Verbindungen und Baukastensysteme

Zudem habe das EUIPO nicht beachtet, dass das angegriffene LEGO-Design nicht nur Merkmale technischer Natur, sondern gleichzeitig auch sogenannte Verbindungsmerkmale haben könnte. Das sind Merkmale, die eine bestimmte Form zwingend haben müssen, um mit anderen Erzeugnis mechanisch verbunden zu werden. Auch diesen Designmerkmalen wird der Schutz grundsätzlich verwehrt, gemäß Art.8 (2) GGV. Die Krux an der Sache ist jedoch, dass der nächste Absatz eine Ausnahmeregelung enthält. Demnach können neue und eigenartige Verbindungsmerkmale doch schützbar sein, sofern es sich um untereinander austauschbare Erzeugnisse innerhalb eines Baukastensystems handelt. Dies liegt bei LEGO-Steinen nahe. Dennoch hat das EUIPO den Antrag nur nach Art. 8 (1) GGV geprüft und weder das mögliche Vorliegen von Verbindungselementen noch die Ausnahmeregelung dazu überprüft. Das EuG hat daher die Entscheidung des EUIPO aufgehoben und zur erneuten Prüfung zurückgewiesen.
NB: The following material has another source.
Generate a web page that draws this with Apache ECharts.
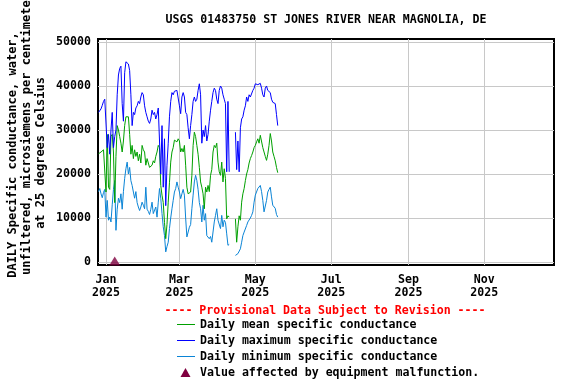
<!DOCTYPE html>
<html>
<head>
<meta charset="utf-8">
<script src="https://cdn.jsdelivr.net/npm/echarts@6/dist/echarts.min.js"></script>
<style>
html,body{margin:0;padding:0;background:#fff;}
#chart{width:576px;height:384px;}
</style>
</head>
<body>
<div id="chart"></div>
<script>
// ---- data (daily values, first day 2024-12-26) ----
const firstDay = [2024, 11, 26];
const maxCond = [34000,34300,34800,35600,36500,37000,37000,26000,29000,24500,30000,34000,26000,28500,30000,38000,42500,44000,44500,36000,32000,43000,45500,45800,45000,43500,38000,31000,34000,33500,35000,35500,36500,36000,37500,38500,38000,35500,34000,33000,32000,31500,32500,34500,33500,34000,32500,33500,35000,35200,20000,31000,17000,28000,12800,22000,27000,33000,36500,38500,38000,38800,38500,39000,38600,35500,33700,37500,38500,37500,34000,33500,30500,28000,31000,33500,36500,37500,36500,37000,39000,40500,38000,27000,30000,28500,31000,27500,29000,32000,34500,36500,38500,39500,39000,37000,36000,39000,40000,39500,38000,37000,36000,20500,36500,20500,null,null,null,null,29500,21000,27500,20500,30500,32500,33000,34500,35500,37500,36500,38000,37500,37800,39000,39500,40500,40800,40300,40000,40600,39500,38000,37500,39500,40000,39000,38800,38500,37000,36300,36500,36000,33500,31000];
const meanCond = [24600,24800,25000,25300,25500,25400,15900,29000,17000,16500,28500,29000,25000,13500,24000,31000,30000,28500,27000,25000,27500,31000,33000,33300,33000,29000,24500,26500,23500,25500,24000,25000,23000,24500,22500,26500,25500,25000,22000,23500,22500,21500,21200,22000,23000,22500,24000,25000,26500,26000,17400,15200,13500,9000,5300,8500,13600,18000,22700,25000,26000,27700,28000,27300,28000,27500,25000,25800,25000,26500,22000,17000,15500,15200,15900,19700,26500,29500,28500,26500,24500,21500,18200,17000,15500,12100,17000,15900,17400,16000,19700,21000,25000,26500,26000,27000,22700,20500,19700,22700,18200,21200,19000,9800,10500,10200,null,null,null,null,9800,4500,8000,10500,9500,13600,15500,16700,18500,20000,21000,22500,23500,24200,25000,26000,26500,27300,28000,27000,28800,28500,26000,25000,24000,23100,24500,26500,29200,27500,25000,24000,23000,21500,20300];
const minCond = [16000,16700,15500,14600,15800,16500,10200,14000,9500,10200,9100,13000,16500,18500,7200,12000,14500,13500,15500,12000,16000,19000,21200,22700,20000,21500,18500,17400,15900,14500,16000,13500,12500,11700,12500,13600,12900,12100,17000,12000,11500,10800,12000,13600,11000,10600,12500,10200,13600,16700,14500,11000,8000,6000,2300,3500,4500,7600,10000,12100,14000,15900,16700,18200,17000,15900,14400,15500,16500,15200,10000,5700,5300,7900,8500,12100,15200,18200,19700,18500,16500,13500,12100,9100,12900,9500,11000,6000,6400,5300,5800,4500,4200,9100,10600,12100,9500,9100,7600,10600,8000,9500,9000,6400,3800,4000,null,null,null,null,1500,1100,1900,1500,3000,4500,6000,6800,6500,8300,9100,9000,10000,10600,11400,13600,15200,14800,16700,17000,17400,16000,14000,11400,11800,14000,15900,16500,17000,14800,12900,12500,12200,10800,10200];
const malfunctionDates = [[2025, 0, 8]];
const malfunctionValues = [0];
const xTickDates = [[2025,0,1],[2025,2,1],[2025,4,1],[2025,6,1],[2025,8,1],[2025,10,1]];
const yTicks = [0, 10000, 20000, 30000, 40000, 50000];
const monthNames = ['Jan','Feb','Mar','Apr','May','Jun','Jul','Aug','Sep','Oct','Nov','Dec'];

// x axis is measured in days since 2025-01-01
const DAY = 86400000;
const jan1 = Date.UTC(2025,0,1);
function dayOf(y,m,d){ return Math.round((Date.UTC(y,m,d) - jan1) / DAY); }
const firstIdx = dayOf(firstDay[0], firstDay[1], firstDay[2]);
function pairs(arr){ return arr.map((v,i)=>[firstIdx + i, v]); }
const xTicks = xTickDates.map(d=>dayOf(d[0],d[1],d[2]));
const xMin = -6.43;
const xMax = 360;

const FONT = "'DejaVu Sans Mono', 'Liberation Mono', monospace";
const chart = echarts.init(document.getElementById('chart'), null, {renderer:'canvas'});

const option = {
  animation: false,
  backgroundColor: '#ffffff',
  grid: { left: 98, top: 39, width: 456, height: 226, show: true, borderColor: '#000', borderWidth: 2, backgroundColor: 'transparent', containLabel: false },
  xAxis: {
    type: 'value', min: xMin, max: xMax,
    axisLine: { show: false },
    axisTick: { show: false, customValues: xTicks },
    splitLine: { show: true, lineStyle: { color: '#c8c8c8', width: 1 } },
    axisLabel: {
      customValues: xTicks, margin: 8, color: '#000', fontFamily: FONT, fontWeight: 'bold', fontSize: 11.6, lineHeight: 13,
      formatter: function(v){ const d = new Date(jan1 + Math.round(v)*DAY); return monthNames[d.getUTCMonth()] + '\n' + d.getUTCFullYear(); }
    }
  },
  yAxis: {
    type: 'value', min: -680, max: 50680,
    axisLine: { show: false },
    axisTick: { show: false, customValues: yTicks },
    splitLine: { show: true, lineStyle: { color: '#c8c8c8', width: 1 } },
    axisLabel: { customValues: yTicks, margin: 7, color: '#000', fontFamily: FONT, fontWeight: 'bold', fontSize: 11.6,
      formatter: function(v){ return String(Math.round(v)); } }
  },
  series: [
    { name: 'Daily minimum specific conductance', type: 'line', data: pairs(minCond), showSymbol: false, connectNulls: false, lineStyle: { color: '#0a84d6', width: 1 }, itemStyle: { color: '#0a84d6' } },
    { name: 'Daily mean specific conductance', type: 'line', data: pairs(meanCond), showSymbol: false, connectNulls: false, lineStyle: { color: '#00a000', width: 1 }, itemStyle: { color: '#00a000' } },
    { name: 'Daily maximum specific conductance', type: 'line', data: pairs(maxCond), showSymbol: false, connectNulls: false, lineStyle: { color: '#0000ff', width: 1 }, itemStyle: { color: '#0000ff' } },
    { name: 'Value affected by equipment malfunction', type: 'scatter', clip: false, symbol: 'triangle', symbolSize: [11, 9], symbolOffset: [0, -1],
      data: malfunctionDates.map((d,i)=>[dayOf(d[0],d[1],d[2]), malfunctionValues[i]]), itemStyle: { color: '#800040' } }
  ],
  graphic: [
    { type: 'text', x: 326, y: 20, style: { text: 'USGS 01483750 ST JONES RIVER NEAR MAGNOLIA, DE', fill: '#000', font: 'bold 11.6px ' + FONT, textAlign: 'center', textVerticalAlign: 'middle' } },
    { type: 'text', x: 13, y: 155, rotation: Math.PI/2, style: { text: 'DAILY Specific conductance, water,', fill: '#000', font: 'bold 12px ' + FONT, textAlign: 'center', textVerticalAlign: 'middle' } },
    { type: 'text', x: 27, y: 134, rotation: Math.PI/2, style: { text: 'unfiltered, microsiemens per centimeter', fill: '#000', font: 'bold 12px ' + FONT, textAlign: 'center', textVerticalAlign: 'middle' } },
    { type: 'text', x: 41, y: 153, rotation: Math.PI/2, style: { text: 'at 25 degrees Celsius', fill: '#000', font: 'bold 12px ' + FONT, textAlign: 'center', textVerticalAlign: 'middle' } },
    { type: 'text', x: 325, y: 311, style: { text: '---- Provisional Data Subject to Revision ----', fill: '#ff0000', font: 'bold 11.6px ' + FONT, textAlign: 'center', textVerticalAlign: 'middle' } },
    { type: 'line', shape: { x1: 177, y1: 324.5, x2: 195, y2: 324.5 }, style: { stroke: '#00a000', lineWidth: 1 } },
    { type: 'text', x: 200, y: 325, style: { text: 'Daily mean specific conductance', fill: '#000', font: 'bold 11.6px ' + FONT, textAlign: 'left', textVerticalAlign: 'middle' } },
    { type: 'line', shape: { x1: 177, y1: 340.5, x2: 195, y2: 340.5 }, style: { stroke: '#0000ff', lineWidth: 1 } },
    { type: 'text', x: 200, y: 341, style: { text: 'Daily maximum specific conductance', fill: '#000', font: 'bold 11.6px ' + FONT, textAlign: 'left', textVerticalAlign: 'middle' } },
    { type: 'line', shape: { x1: 177, y1: 356.5, x2: 195, y2: 356.5 }, style: { stroke: '#0a84d6', lineWidth: 1 } },
    { type: 'text', x: 200, y: 357, style: { text: 'Daily minimum specific conductance', fill: '#000', font: 'bold 11.6px ' + FONT, textAlign: 'left', textVerticalAlign: 'middle' } },
    { type: 'polygon', shape: { points: [[185.5, 368], [180.5, 377], [190.5, 377]] }, style: { fill: '#800040' } },
    { type: 'text', x: 200, y: 373, style: { text: 'Value affected by equipment malfunction.', fill: '#000', font: 'bold 11.6px ' + FONT, textAlign: 'left', textVerticalAlign: 'middle' } }
  ]
};
chart.setOption(option);
</script>
</body>
</html>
Das EUIPO wird in der Sache erneut entscheiden müssen, diesmal unter Berücksichtigung der glatten Flächen des LEGO-Steins und der Ausnahmeregelung für Verbindungselemente.

Breit aufgestellte Strategien lohnen sich

Die Entscheidung zeigt erneut, dass der Teufel im Detail steckt. Auch auf den ersten Blick technische Erzeugnisse können als Design schützbar sein, es kommt – wie so oft – auf den Einzelfall an. Zudem wird deutlich, dass geistiges und gewerbliches Eigentum auf verschiedene Arten geschützt werden kann, mit unterschiedlichem Erfolg. Wo der markenrechtliche Schutz versagt wird, kann designrechtlicher Schutz bestehen und umgekehrt. Es lohnt sich daher, sich mehrgleisig aufzustellen und seine Rechte unter allen möglichen Gesichtspunkten zu sichern.